Two Texas congressmen, Ted Poe and John Culbertson, told CNN in 2007 that the truth of the matter was that Ramos and Compean had been the victim of a cover-up by the Border Patrol’s parent agency, the Department of Homeland Security, and that the DHS Inspector General had admitted lying to them about the case.
I followed the trial closely at the time and later visited personally with Ignacio Ramos after his incarceration in a federal prison in Ohio. Earlier while in a Mississippi federal facility, he had been beaten by five Hispanic inmates who recognized him from news accounts of the trial.
In July of 2007, both Senate and House committees investigated the matter.
A petition collected over 200,000 signatures asking for a pardon from President Bush.
Senators Diana Feinstein and John Cornyn asked Bush for a commutation to time served and release from prison.

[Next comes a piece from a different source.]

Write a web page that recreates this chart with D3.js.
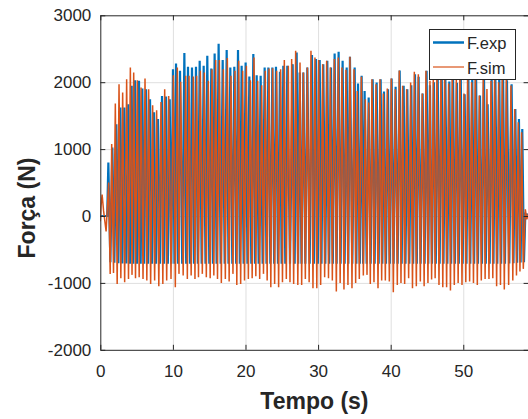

He refused.
On the last day of his Presidency, Bush agreed to the calls for commutation. Of course commuting a sentence does not wipe out the crime. Only a pardon can do that. And that is what is needed for these two men whose lives, and the lives of their families have been shattered by being held as political prisoners after a kangaroo court trial.
The whole scandalous story of the malicious treatment of Ramos and Compean by U.S. government prosecutors was revealed by Congressman Dana Rohrabacher in a speech on the House floor on March 19, 2007.
I am asking you to join in the effort to persuade President Trump to grant that pardon. We can start with letters and calls to the White House and sympathetic Members of Congress. Jose Compean and Ignacio Ramos are not “dreamers” and do not have the mainstream media and the entire Democrat Party arguing their case; they are Americans who deserve a huuuge “We are sorry and apologize for what happened to you.”